**Provided data:**
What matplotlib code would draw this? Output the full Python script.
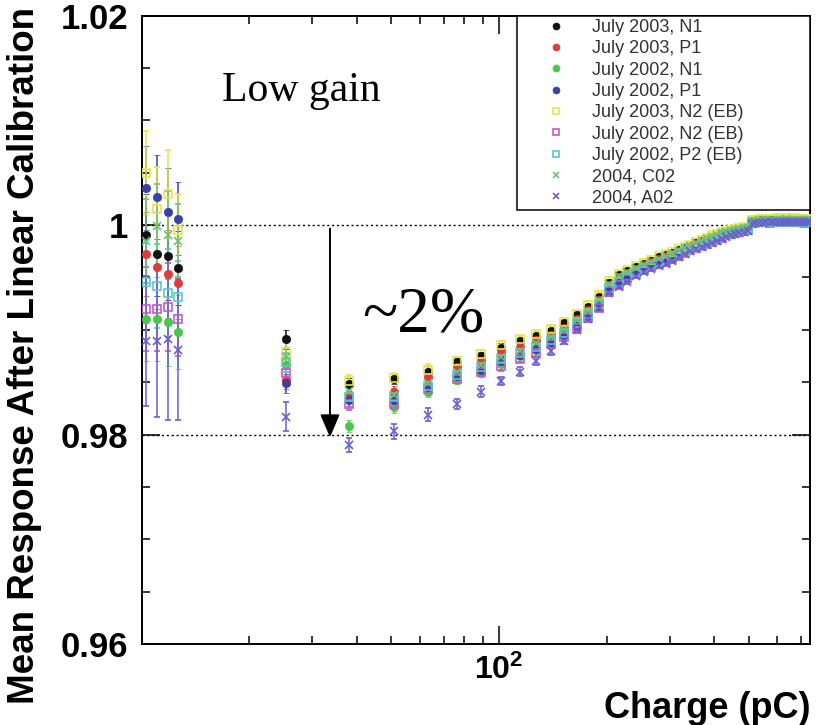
import matplotlib
matplotlib.use("Agg")
import matplotlib.pyplot as plt
from matplotlib.lines import Line2D
from matplotlib.ticker import FixedLocator, FixedFormatter, NullFormatter

plt.rcParams['font.family'] = ['Liberation Sans', 'DejaVu Sans']
plt.rcParams['mathtext.fontset'] = 'custom'
plt.rcParams['mathtext.rm'] = 'Liberation Sans:bold'
plt.rcParams['mathtext.bf'] = 'Liberation Sans:bold'

# charge points (pC): 4 low-gain offsets, then the ramp
charge = [10.3, 11.1, 11.9, 12.7,
          25.4, 38.1, 50.8, 63.5, 76.2, 88.9, 101.6, 114.3, 127.0, 139.7, 152.4,
          165.1, 177.8, 190.5, 203.2,
          215.9, 228.6, 241.3, 254.0, 266.7, 279.4, 292.1, 304.8, 317.5, 330.2,
          342.9, 355.6, 368.3, 381.0, 393.7, 406.4, 419.1, 431.8, 444.5, 457.2,
          469.9, 482.6, 495.3,
          508.0, 520.7, 533.4, 546.1, 558.8, 571.5, 584.2, 596.9, 609.6, 622.3,
          635.0, 647.7, 660.4, 673.1, 685.8, 698.5, 711.2, 723.9, 736.6]

jul03_n1 = [0.9990, 0.9972, 0.9970, 0.9959,
            0.9891, 0.9848, 0.9853, 0.9860, 0.9869, 0.9875, 0.9883, 0.9889, 0.9894, 0.9899, 0.9906,
            0.9914, 0.9922, 0.9931, 0.9945,
            0.9952, 0.9956, 0.9960, 0.9963, 0.9966, 0.9969, 0.9971, 0.9973, 0.9976, 0.9978,
            0.9980, 0.9983, 0.9985, 0.9987, 0.9989, 0.9990, 0.9992, 0.9993, 0.9994, 0.9995,
            0.9996, 0.9997, 0.9997,
            1.0004, 1.0004, 1.0005, 1.0005, 1.0005, 1.0005, 1.0005, 1.0006, 1.0005, 1.0005,
            1.0006, 1.0005, 1.0005, 1.0006, 1.0005, 1.0005, 1.0005, 1.0005, 1.0005]
jul03_p1 = [0.9972, 0.9960, 0.9953, 0.9945,
            0.9852, 0.9838, 0.9841, 0.9855, 0.9864, 0.9870, 0.9878, 0.9884, 0.9890, 0.9895, 0.9902,
            0.9910, 0.9919, 0.9928, 0.9943,
            0.9950, 0.9954, 0.9958, 0.9962, 0.9965, 0.9968, 0.9970, 0.9972, 0.9975, 0.9977,
            0.9980, 0.9982, 0.9984, 0.9986, 0.9988, 0.9990, 0.9992, 0.9993, 0.9994, 0.9995,
            0.9996, 0.9997, 0.9997,
            1.0003, 1.0004, 1.0004, 1.0004, 1.0005, 1.0004, 1.0005, 1.0005, 1.0004, 1.0005,
            1.0005, 1.0005, 1.0004, 1.0005, 1.0005, 1.0004, 1.0005, 1.0005, 1.0004]
jul02_n1 = [0.9910, 0.9910, 0.9907, 0.9898,
            0.9866, 0.9808, 0.9826, 0.9841, 0.9852, 0.9859, 0.9867, 0.9875, 0.9881, 0.9891, 0.9898,
            0.9907, 0.9916, 0.9926, 0.9942,
            0.9948, 0.9953, 0.9957, 0.9960, 0.9963, 0.9966, 0.9968, 0.9971, 0.9974, 0.9976,
            0.9979, 0.9981, 0.9983, 0.9985, 0.9987, 0.9989, 0.9991, 0.9992, 0.9993, 0.9994,
            0.9995, 0.9996, 0.9996,
            1.0003, 1.0003, 1.0004, 1.0004, 1.0004, 1.0004, 1.0004, 1.0005, 1.0004, 1.0004,
            1.0005, 1.0004, 1.0004, 1.0005, 1.0004, 1.0004, 1.0004, 1.0004, 1.0004]
jul02_p1 = [1.0035, 1.0027, 1.0012, 1.0006,
            0.9849, 0.9833, 0.9833, 0.9845, 0.9856, 0.9862, 0.9870, 0.9876, 0.9882, 0.9888, 0.9895,
            0.9904, 0.9913, 0.9923, 0.9938,
            0.9945, 0.9949, 0.9954, 0.9958, 0.9961, 0.9964, 0.9966, 0.9968, 0.9971, 0.9974,
            0.9977, 0.9979, 0.9981, 0.9983, 0.9985, 0.9987, 0.9989, 0.9990, 0.9991, 0.9992,
            0.9993, 0.9994, 0.9995,
            1.0002, 1.0002, 1.0003, 1.0003, 1.0003, 1.0003, 1.0003, 1.0004, 1.0003, 1.0003,
            1.0004, 1.0003, 1.0003, 1.0004, 1.0003, 1.0003, 1.0003, 1.0003, 1.0003]
jul03_n2 = [1.0050, 1.0015, 1.0030, 0.9995,
            0.9879, 0.9851, 0.9854, 0.9862, 0.9870, 0.9877, 0.9885, 0.9891, 0.9896, 0.9901, 0.9907,
            0.9915, 0.9924, 0.9933, 0.9947,
            0.9953, 0.9957, 0.9961, 0.9964, 0.9967, 0.9970, 0.9972, 0.9974, 0.9977, 0.9979,
            0.9981, 0.9984, 0.9986, 0.9988, 0.9990, 0.9991, 0.9993, 0.9994, 0.9995, 0.9996,
            0.9997, 0.9998, 0.9998,
            1.0005, 1.0005, 1.0006, 1.0006, 1.0006, 1.0006, 1.0006, 1.0007, 1.0006, 1.0006,
            1.0007, 1.0006, 1.0006, 1.0007, 1.0006, 1.0006, 1.0006, 1.0006, 1.0006]
jul02_n2 = [0.9920, 0.9920, 0.9922, 0.9910,
            0.9859, 0.9829, 0.9829, 0.9843, 0.9853, 0.9860, 0.9865, 0.9872, 0.9878, 0.9886, 0.9893,
            0.9902, 0.9911, 0.9921, 0.9937,
            0.9943, 0.9948, 0.9953, 0.9957, 0.9960, 0.9963, 0.9965, 0.9968, 0.9971, 0.9973,
            0.9976, 0.9978, 0.9980, 0.9982, 0.9984, 0.9986, 0.9988, 0.9990, 0.9991, 0.9992,
            0.9993, 0.9994, 0.9995,
            1.0002, 1.0003, 1.0003, 1.0003, 1.0003, 1.0002, 1.0003, 1.0003, 1.0003, 1.0003,
            1.0003, 1.0003, 1.0003, 1.0003, 1.0003, 1.0003, 1.0002, 1.0003, 1.0003]
jul02_p2 = [0.9946, 0.9942, 0.9935, 0.9931,
            0.9869, 0.9836, 0.9836, 0.9846, 0.9857, 0.9864, 0.9872, 0.9878, 0.9884, 0.9890, 0.9897,
            0.9906, 0.9915, 0.9925, 0.9940,
            0.9946, 0.9951, 0.9955, 0.9959, 0.9962, 0.9965, 0.9967, 0.9970, 0.9973, 0.9975,
            0.9978, 0.9980, 0.9982, 0.9984, 0.9986, 0.9988, 0.9990, 0.9991, 0.9992, 0.9993,
            0.9994, 0.9995, 0.9996,
            1.0002, 1.0003, 1.0003, 1.0003, 1.0004, 1.0003, 1.0003, 1.0004, 1.0003, 1.0003,
            1.0004, 1.0003, 1.0004, 1.0003, 1.0003, 1.0004, 1.0003, 1.0003, 1.0004]
y2004_c02 = [0.9985, 0.9999, 0.9990, 0.9985,
             0.9874, 0.9842, 0.9838, 0.9849, 0.9860, 0.9866, 0.9874, 0.9880, 0.9887, 0.9893, 0.9900,
             0.9909, 0.9918, 0.9928, 0.9944,
             0.9951, 0.9955, 0.9959, 0.9962, 0.9965, 0.9968, 0.9970, 0.9972, 0.9975, 0.9978,
             0.9980, 0.9983, 0.9985, 0.9987, 0.9989, 0.9990, 0.9992, 0.9993, 0.9994, 0.9995,
             0.9996, 0.9997, 0.9997,
             1.0004, 1.0004, 1.0005, 1.0005, 1.0005, 1.0005, 1.0005, 1.0005, 1.0005, 1.0005,
             1.0006, 1.0005, 1.0005, 1.0005, 1.0005, 1.0005, 1.0005, 1.0005, 1.0005]
y2004_a02 = [0.9889, 0.9889, 0.9891, 0.9881,
             0.9817, 0.9790, 0.9803, 0.9819, 0.9829, 0.9841, 0.9851, 0.9860, 0.9870, 0.9880, 0.9889,
             0.9900, 0.9910, 0.9921, 0.9935,
             0.9941, 0.9946, 0.9951, 0.9955, 0.9958, 0.9961, 0.9963, 0.9966, 0.9969, 0.9972,
             0.9975, 0.9977, 0.9979, 0.9981, 0.9983, 0.9985, 0.9987, 0.9989, 0.9990, 0.9991,
             0.9992, 0.9993, 0.9994,
             1.0001, 1.0002, 1.0002, 1.0002, 1.0003, 1.0003, 1.0003, 1.0003, 1.0003, 1.0003,
             1.0003, 1.0003, 1.0003, 1.0003, 1.0003, 1.0003, 1.0003, 1.0003, 1.0003]

# error bars
err_common = [0.0040, 0.0040, 0.0042, 0.0035,
              0.0009, 0.0006, 0.0005, 0.0005, 0.0004, 0.0004, 0.0004, 0.0003, 0.0003, 0.0003, 0.0003,
              0.0003, 0.0003, 0.0003, 0.0003,
              0.0002, 0.0002, 0.0002, 0.0002, 0.0002, 0.0002, 0.0002, 0.0002, 0.0002, 0.0002,
              0.0002, 0.0002, 0.0002, 0.0002, 0.0002, 0.0002, 0.0002, 0.0002, 0.0002, 0.0002,
              0.0002, 0.0002, 0.0002,
              0.0002, 0.0002, 0.0002, 0.0002, 0.0002, 0.0002, 0.0002, 0.0002, 0.0002, 0.0002,
              0.0002, 0.0002, 0.0002, 0.0002, 0.0002, 0.0002, 0.0002, 0.0002, 0.0002]
err_a02 = [0.0062, 0.0072, 0.0077, 0.0067,
           0.0014, 0.0007, 0.0007, 0.0006, 0.0005, 0.0005, 0.0004, 0.0004, 0.0004, 0.0004, 0.0003,
           0.0003, 0.0003, 0.0003, 0.0003,
           0.0002, 0.0002, 0.0002, 0.0002, 0.0002, 0.0002, 0.0002, 0.0002, 0.0002, 0.0002,
           0.0002, 0.0002, 0.0002, 0.0002, 0.0002, 0.0002, 0.0002, 0.0002, 0.0002, 0.0002,
           0.0002, 0.0002, 0.0002,
           0.0002, 0.0002, 0.0002, 0.0002, 0.0002, 0.0002, 0.0002, 0.0002, 0.0002, 0.0002,
           0.0002, 0.0002, 0.0002, 0.0002, 0.0002, 0.0002, 0.0002, 0.0002, 0.0002]

labels = ['July 2003, N1', 'July 2003, P1', 'July 2002, N1', 'July 2002, P1',
          'July 2003, N2 (EB)', 'July 2002, N2 (EB)', 'July 2002, P2 (EB)',
          '2004, C02', '2004, A02']
series = [jul03_n1, jul03_p1, jul02_n1, jul02_p1, jul03_n2, jul02_n2, jul02_p2,
          y2004_c02, y2004_a02]
errors = [err_common] * 8 + [err_a02]
colors = ['#111111', '#e03a3a', '#48c848', '#3a40a8', '#e6e64a', '#c858c8',
          '#58c8d0', '#70c070', '#6a5ed0']
markers = ['o', 'o', 'o', 'o', 's', 's', 's', 'x', 'x']
filled = [True, True, True, True, False, False, False, True, True]

fig = plt.figure(figsize=(8.27, 7.25), dpi=100)
ax = fig.add_axes([142 / 827, 1 - 644 / 725, 668 / 827, 628.5 / 725])

ax.axhline(1.0, color='k', ls=(0, (1.5, 2)), lw=1, zorder=1)
ax.axhline(0.98, color='k', ls=(0, (1.5, 2)), lw=1, zorder=1)

handles = []
for y, e, c, m, f, lab in zip(series, errors, colors, markers, filled, labels):
    ms = 6 if m != 'x' else 5.5
    mew = 1.2 if m != 'o' else 0.5
    ax.errorbar(charge, y, yerr=e, fmt=m, color=c, ecolor=c, ms=ms,
                mfc=c if f else 'none', mec=c, mew=mew,
                elinewidth=1.1, capsize=2.5, capthick=1, zorder=3)
    handles.append(Line2D([], [], ls='none', marker=m, color=c, ms=5,
                          mfc=c if f else 'none', mec=c, mew=mew))

ax.set_xscale('log')
ax.set_xlim(10.05, 740)
ax.set_ylim(0.96, 1.02)

ax.xaxis.set_major_locator(FixedLocator([100]))
ax.xaxis.set_major_formatter(FixedFormatter([r'$\mathbf{10^{2}}$']))
ax.xaxis.set_minor_locator(FixedLocator([20, 30, 40, 50, 60, 70, 80, 90,
                                         200, 300, 400, 500, 600, 700]))
ax.xaxis.set_minor_formatter(NullFormatter())
ax.yaxis.set_major_locator(FixedLocator([0.96, 0.98, 1.0, 1.02]))
ax.yaxis.set_major_formatter(FixedFormatter(['0.96', '0.98', '1', '1.02']))
ax.yaxis.set_minor_locator(FixedLocator([0.965, 0.97, 0.975, 0.985, 0.99, 0.995,
                                         1.005, 1.01, 1.015]))

ax.tick_params(which='both', direction='in', top=True, right=True, width=1.1)
ax.tick_params(which='major', length=13)
ax.tick_params(which='minor', length=6)
ax.tick_params(axis='y', which='major', pad=10, labelsize=25)
ax.tick_params(axis='x', which='major', pad=8, labelsize=23)
for lab in ax.get_yticklabels():
    lab.set_fontweight('bold')
for sp in ax.spines.values():
    sp.set_linewidth(1.4)

fig.text(25 / 827, 1 - 355 / 725, 'Mean Response After Linear Calibration',
         rotation=90, ha='center', va='center', fontsize=26.5, fontweight='bold')
fig.text(810 / 827, 1 - 708 / 725, 'Charge (pC)', ha='right', va='center',
         fontsize=26, fontweight='bold')

ax.text(0.12, 0.881, 'Low gain', transform=ax.transAxes, ha='left', va='center',
        fontsize=30, family='Liberation Serif')
ax.text(0.329, 0.523, '~2%', transform=ax.transAxes, ha='left', va='center',
        fontsize=47, family='Liberation Serif')
ax.annotate('', xy=(0.2814, 0.329), xytext=(0.2814, 0.661), xycoords='axes fraction',
            arrowprops=dict(arrowstyle='-|>,head_length=0.7,head_width=0.3',
                            color='k', lw=1.4, mutation_scale=20, shrinkA=0, shrinkB=0))

leg = ax.legend(handles, labels, loc='upper left', bbox_to_anchor=(0.561, 1.0, 0.439, 0.0),
                mode='expand', borderaxespad=0, fontsize=13, labelspacing=0.24,
                handlelength=3.9, handletextpad=0.05, borderpad=0.2, fancybox=False,
                framealpha=1, edgecolor='k', labelcolor='#333333')
leg.get_frame().set_linewidth(1.1)

fig.savefig('out.png', dpi=100)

**Stated problem:** Everything from the first line of the listing above through the line that contains "635.0, 647.7, 660.4, 673.1, 685.8, 698.5, 711.2, 723.9, 736.6]" is to be restated word for word, minus the pictures.

**Response:**
What matplotlib code would draw this? Output the full Python script.
import matplotlib
matplotlib.use("Agg")
import matplotlib.pyplot as plt
from matplotlib.lines import Line2D
from matplotlib.ticker import FixedLocator, FixedFormatter, NullFormatter

plt.rcParams['font.family'] = ['Liberation Sans', 'DejaVu Sans']
plt.rcParams['mathtext.fontset'] = 'custom'
plt.rcParams['mathtext.rm'] = 'Liberation Sans:bold'
plt.rcParams['mathtext.bf'] = 'Liberation Sans:bold'

# charge points (pC): 4 low-gain offsets, then the ramp
charge = [10.3, 11.1, 11.9, 12.7,
          25.4, 38.1, 50.8, 63.5, 76.2, 88.9, 101.6, 114.3, 127.0, 139.7, 152.4,
          165.1, 177.8, 190.5, 203.2,
          215.9, 228.6, 241.3, 254.0, 266.7, 279.4, 292.1, 304.8, 317.5, 330.2,
          342.9, 355.6, 368.3, 381.0, 393.7, 406.4, 419.1, 431.8, 444.5, 457.2,
          469.9, 482.6, 495.3,
          508.0, 520.7, 533.4, 546.1, 558.8, 571.5, 584.2, 596.9, 609.6, 622.3,
          635.0, 647.7, 660.4, 673.1, 685.8, 698.5, 711.2, 723.9, 736.6]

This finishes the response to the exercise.